■ Input ■
════════════════════

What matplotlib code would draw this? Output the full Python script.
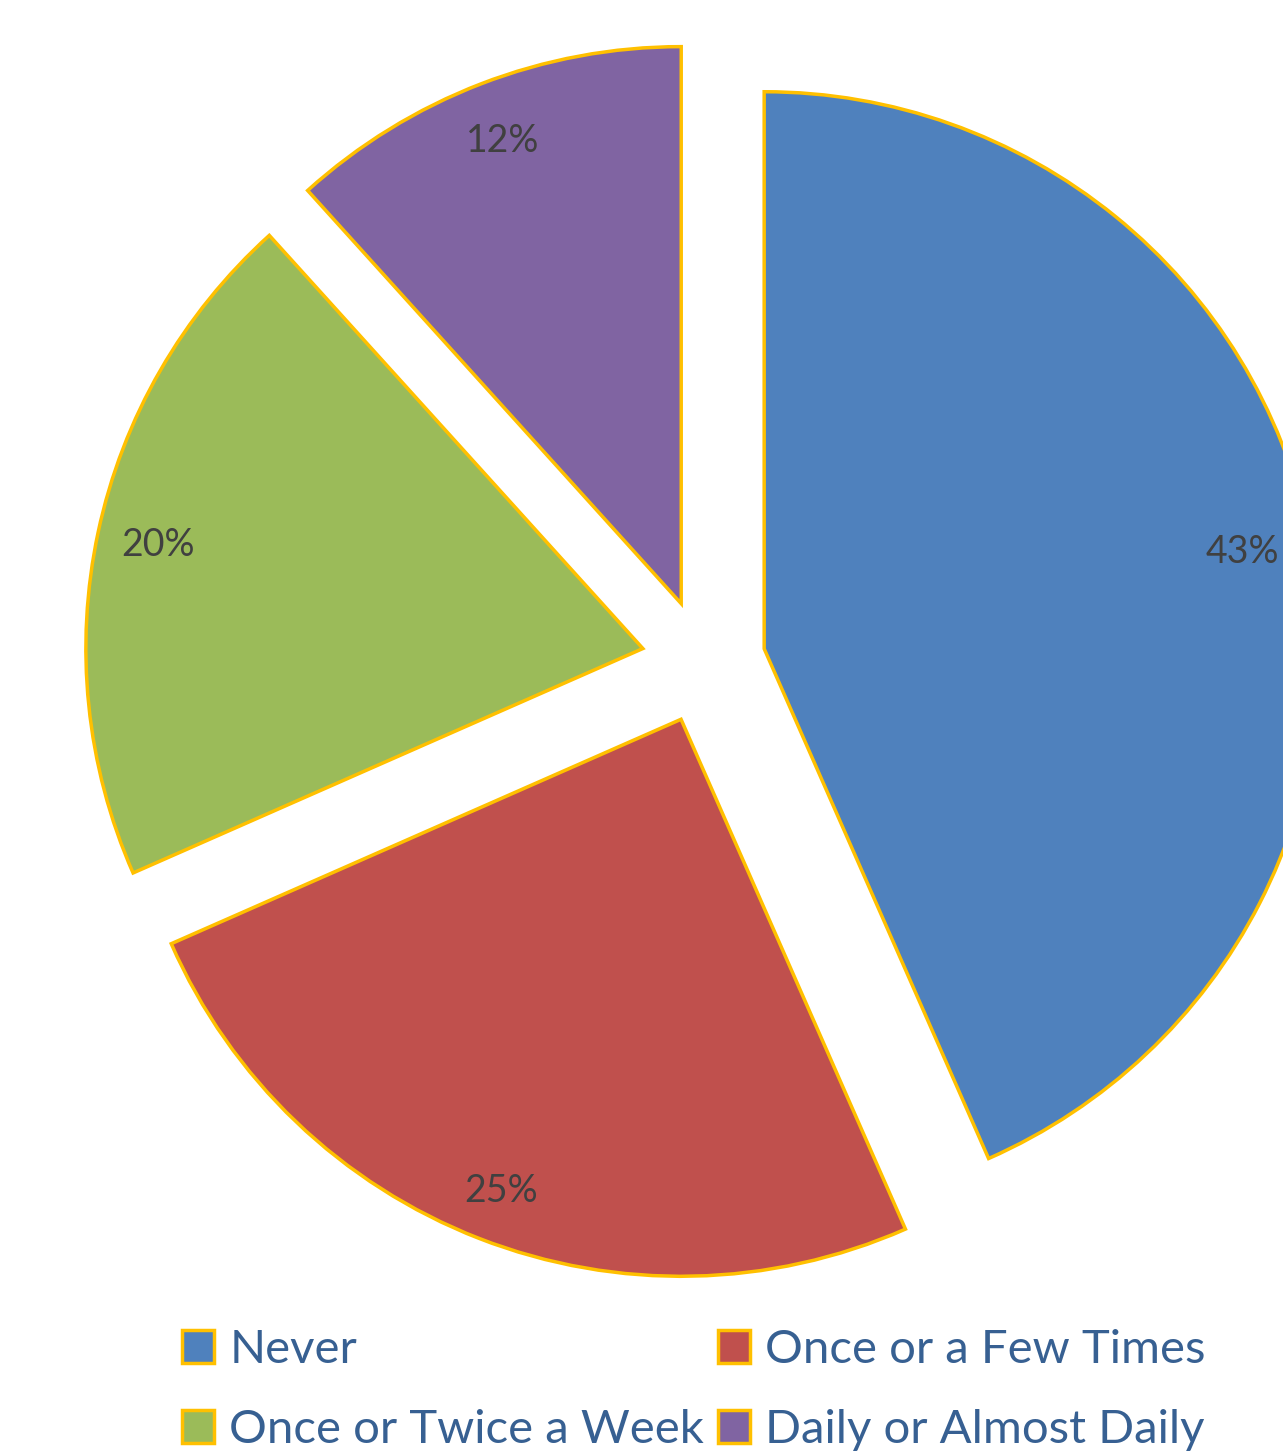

════════════════════

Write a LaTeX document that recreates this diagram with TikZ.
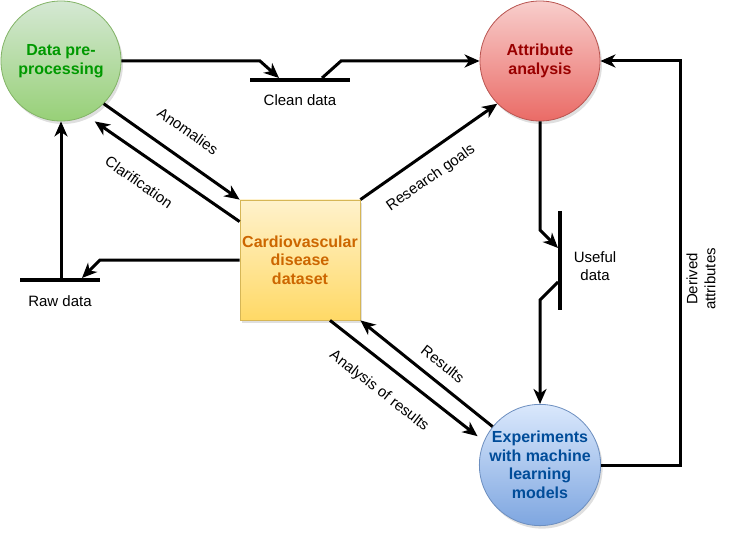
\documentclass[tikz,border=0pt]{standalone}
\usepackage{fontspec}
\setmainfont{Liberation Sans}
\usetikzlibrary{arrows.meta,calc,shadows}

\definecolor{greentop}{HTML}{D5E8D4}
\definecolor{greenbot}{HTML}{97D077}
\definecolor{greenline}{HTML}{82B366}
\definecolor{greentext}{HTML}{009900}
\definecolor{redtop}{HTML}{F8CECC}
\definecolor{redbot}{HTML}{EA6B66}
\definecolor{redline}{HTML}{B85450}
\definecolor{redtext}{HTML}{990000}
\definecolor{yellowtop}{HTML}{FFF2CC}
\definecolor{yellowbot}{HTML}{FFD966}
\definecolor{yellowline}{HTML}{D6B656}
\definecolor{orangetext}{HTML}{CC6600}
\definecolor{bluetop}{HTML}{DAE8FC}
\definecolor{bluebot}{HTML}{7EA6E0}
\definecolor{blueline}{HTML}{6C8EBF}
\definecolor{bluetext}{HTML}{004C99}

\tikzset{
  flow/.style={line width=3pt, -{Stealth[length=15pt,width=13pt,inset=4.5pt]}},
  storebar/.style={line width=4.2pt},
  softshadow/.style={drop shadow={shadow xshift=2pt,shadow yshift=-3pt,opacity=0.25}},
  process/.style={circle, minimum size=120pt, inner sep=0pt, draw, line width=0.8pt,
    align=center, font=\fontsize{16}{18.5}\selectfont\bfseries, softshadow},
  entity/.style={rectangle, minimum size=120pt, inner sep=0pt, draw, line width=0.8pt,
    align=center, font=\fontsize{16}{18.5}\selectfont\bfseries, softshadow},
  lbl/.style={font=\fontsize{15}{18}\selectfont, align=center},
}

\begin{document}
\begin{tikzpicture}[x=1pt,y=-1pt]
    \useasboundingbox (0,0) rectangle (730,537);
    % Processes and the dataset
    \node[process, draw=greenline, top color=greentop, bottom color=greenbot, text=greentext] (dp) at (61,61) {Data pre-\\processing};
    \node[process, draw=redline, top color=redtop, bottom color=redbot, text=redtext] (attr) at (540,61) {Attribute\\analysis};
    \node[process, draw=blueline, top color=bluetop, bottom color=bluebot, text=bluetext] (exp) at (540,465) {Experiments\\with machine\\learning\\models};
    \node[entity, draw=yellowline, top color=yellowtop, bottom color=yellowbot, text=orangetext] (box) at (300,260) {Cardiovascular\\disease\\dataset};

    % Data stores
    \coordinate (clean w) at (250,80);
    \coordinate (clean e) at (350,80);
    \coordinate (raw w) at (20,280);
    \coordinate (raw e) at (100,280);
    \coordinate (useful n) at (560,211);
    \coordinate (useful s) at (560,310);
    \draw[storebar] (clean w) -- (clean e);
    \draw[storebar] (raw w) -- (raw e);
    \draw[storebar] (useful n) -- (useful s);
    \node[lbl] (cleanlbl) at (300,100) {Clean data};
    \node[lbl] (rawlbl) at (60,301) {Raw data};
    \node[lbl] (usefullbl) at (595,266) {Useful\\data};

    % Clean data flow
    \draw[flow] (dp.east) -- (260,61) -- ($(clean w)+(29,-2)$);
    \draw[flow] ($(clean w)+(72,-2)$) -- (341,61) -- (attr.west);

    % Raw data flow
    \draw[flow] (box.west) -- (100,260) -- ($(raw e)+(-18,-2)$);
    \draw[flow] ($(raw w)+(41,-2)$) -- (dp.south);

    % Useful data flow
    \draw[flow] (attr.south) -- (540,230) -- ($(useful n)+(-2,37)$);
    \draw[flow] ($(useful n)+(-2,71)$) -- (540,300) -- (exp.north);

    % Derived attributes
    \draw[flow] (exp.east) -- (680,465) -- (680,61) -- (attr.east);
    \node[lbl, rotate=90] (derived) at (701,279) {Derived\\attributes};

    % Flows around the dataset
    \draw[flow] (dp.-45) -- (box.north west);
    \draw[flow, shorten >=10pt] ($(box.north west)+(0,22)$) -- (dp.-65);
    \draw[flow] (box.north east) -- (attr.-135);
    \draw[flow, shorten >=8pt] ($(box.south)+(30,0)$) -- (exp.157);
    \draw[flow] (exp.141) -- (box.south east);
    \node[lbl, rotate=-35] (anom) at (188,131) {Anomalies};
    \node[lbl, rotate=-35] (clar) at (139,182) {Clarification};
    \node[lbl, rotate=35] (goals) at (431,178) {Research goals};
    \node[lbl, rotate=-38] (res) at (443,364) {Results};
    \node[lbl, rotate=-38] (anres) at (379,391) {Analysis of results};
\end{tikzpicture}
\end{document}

════════════════════

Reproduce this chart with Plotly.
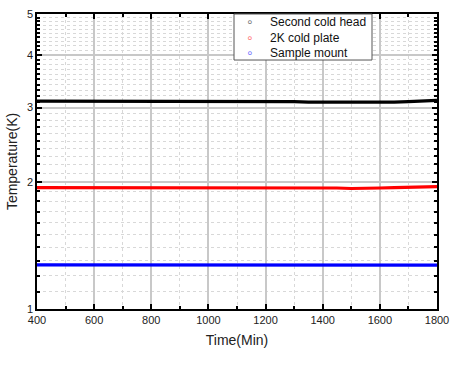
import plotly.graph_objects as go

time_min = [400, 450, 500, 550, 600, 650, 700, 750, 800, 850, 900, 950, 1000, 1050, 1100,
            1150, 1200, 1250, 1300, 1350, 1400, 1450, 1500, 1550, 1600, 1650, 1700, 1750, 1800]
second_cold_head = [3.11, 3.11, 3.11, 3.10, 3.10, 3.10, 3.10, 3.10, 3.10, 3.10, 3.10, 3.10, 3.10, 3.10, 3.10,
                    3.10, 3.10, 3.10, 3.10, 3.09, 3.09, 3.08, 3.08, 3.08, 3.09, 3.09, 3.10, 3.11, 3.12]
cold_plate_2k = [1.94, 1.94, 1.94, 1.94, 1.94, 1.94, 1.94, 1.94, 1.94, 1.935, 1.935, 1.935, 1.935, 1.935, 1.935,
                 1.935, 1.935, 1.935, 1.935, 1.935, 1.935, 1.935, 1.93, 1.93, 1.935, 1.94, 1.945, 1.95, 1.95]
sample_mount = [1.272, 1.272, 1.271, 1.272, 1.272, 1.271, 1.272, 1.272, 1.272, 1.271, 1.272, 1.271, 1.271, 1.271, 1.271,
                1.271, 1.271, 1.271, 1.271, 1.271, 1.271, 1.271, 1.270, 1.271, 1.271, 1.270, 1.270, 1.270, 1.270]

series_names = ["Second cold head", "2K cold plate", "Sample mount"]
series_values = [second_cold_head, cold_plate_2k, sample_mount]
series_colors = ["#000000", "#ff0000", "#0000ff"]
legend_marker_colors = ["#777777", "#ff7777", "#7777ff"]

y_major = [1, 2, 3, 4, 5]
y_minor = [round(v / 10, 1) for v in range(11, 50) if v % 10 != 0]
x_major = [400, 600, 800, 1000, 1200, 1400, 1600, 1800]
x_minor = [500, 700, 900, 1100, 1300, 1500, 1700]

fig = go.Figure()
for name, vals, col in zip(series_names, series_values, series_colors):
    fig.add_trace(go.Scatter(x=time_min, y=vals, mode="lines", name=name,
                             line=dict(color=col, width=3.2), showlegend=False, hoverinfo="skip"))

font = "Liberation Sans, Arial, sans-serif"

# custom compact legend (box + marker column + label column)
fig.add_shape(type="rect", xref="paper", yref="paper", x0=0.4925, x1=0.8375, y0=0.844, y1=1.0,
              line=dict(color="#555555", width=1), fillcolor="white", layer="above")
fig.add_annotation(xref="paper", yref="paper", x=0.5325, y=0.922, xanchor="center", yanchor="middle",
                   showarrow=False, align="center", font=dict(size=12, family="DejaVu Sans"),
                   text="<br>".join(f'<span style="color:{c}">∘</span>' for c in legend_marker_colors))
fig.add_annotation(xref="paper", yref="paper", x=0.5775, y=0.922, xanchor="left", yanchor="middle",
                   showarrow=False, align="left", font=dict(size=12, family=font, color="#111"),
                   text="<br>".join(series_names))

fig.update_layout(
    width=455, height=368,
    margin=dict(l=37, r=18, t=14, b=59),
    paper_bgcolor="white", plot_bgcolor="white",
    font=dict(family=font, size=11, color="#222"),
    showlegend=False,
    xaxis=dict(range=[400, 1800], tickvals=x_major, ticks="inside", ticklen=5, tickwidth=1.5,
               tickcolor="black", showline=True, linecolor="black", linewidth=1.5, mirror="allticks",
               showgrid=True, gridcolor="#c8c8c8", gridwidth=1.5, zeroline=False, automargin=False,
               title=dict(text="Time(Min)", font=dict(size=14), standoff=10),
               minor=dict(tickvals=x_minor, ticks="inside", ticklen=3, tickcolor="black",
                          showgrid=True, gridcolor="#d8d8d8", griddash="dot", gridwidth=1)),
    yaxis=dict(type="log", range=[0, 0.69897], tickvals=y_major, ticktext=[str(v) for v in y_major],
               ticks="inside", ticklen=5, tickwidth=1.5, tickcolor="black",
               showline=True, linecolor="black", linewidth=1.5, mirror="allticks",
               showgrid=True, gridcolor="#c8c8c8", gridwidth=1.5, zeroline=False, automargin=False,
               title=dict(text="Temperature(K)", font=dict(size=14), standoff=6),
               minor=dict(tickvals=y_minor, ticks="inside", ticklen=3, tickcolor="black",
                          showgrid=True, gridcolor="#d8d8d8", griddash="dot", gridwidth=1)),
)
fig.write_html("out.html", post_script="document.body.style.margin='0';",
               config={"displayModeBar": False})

════════════════════

■ Task to carry out ■
In the listing above, find the line with "Reproduce this chart with Plotly." and the line with "x_minor = [500, 700, 900, 1100, 1300, 1500, 1700]". Set down exactly those lines and everything between them, skipping pictures.

■ Final answer ■
Reproduce this chart with Plotly.
import plotly.graph_objects as go

time_min = [400, 450, 500, 550, 600, 650, 700, 750, 800, 850, 900, 950, 1000, 1050, 1100,
            1150, 1200, 1250, 1300, 1350, 1400, 1450, 1500, 1550, 1600, 1650, 1700, 1750, 1800]
second_cold_head = [3.11, 3.11, 3.11, 3.10, 3.10, 3.10, 3.10, 3.10, 3.10, 3.10, 3.10, 3.10, 3.10, 3.10, 3.10,
                    3.10, 3.10, 3.10, 3.10, 3.09, 3.09, 3.08, 3.08, 3.08, 3.09, 3.09, 3.10, 3.11, 3.12]
cold_plate_2k = [1.94, 1.94, 1.94, 1.94, 1.94, 1.94, 1.94, 1.94, 1.94, 1.935, 1.935, 1.935, 1.935, 1.935, 1.935,
                 1.935, 1.935, 1.935, 1.935, 1.935, 1.935, 1.935, 1.93, 1.93, 1.935, 1.94, 1.945, 1.95, 1.95]
sample_mount = [1.272, 1.272, 1.271, 1.272, 1.272, 1.271, 1.272, 1.272, 1.272, 1.271, 1.272, 1.271, 1.271, 1.271, 1.271,
                1.271, 1.271, 1.271, 1.271, 1.271, 1.271, 1.271, 1.270, 1.271, 1.271, 1.270, 1.270, 1.270, 1.270]

series_names = ["Second cold head", "2K cold plate", "Sample mount"]
series_values = [second_cold_head, cold_plate_2k, sample_mount]
series_colors = ["#000000", "#ff0000", "#0000ff"]
legend_marker_colors = ["#777777", "#ff7777", "#7777ff"]

y_major = [1, 2, 3, 4, 5]
y_minor = [round(v / 10, 1) for v in range(11, 50) if v % 10 != 0]
x_major = [400, 600, 800, 1000, 1200, 1400, 1600, 1800]
x_minor = [500, 700, 900, 1100, 1300, 1500, 1700]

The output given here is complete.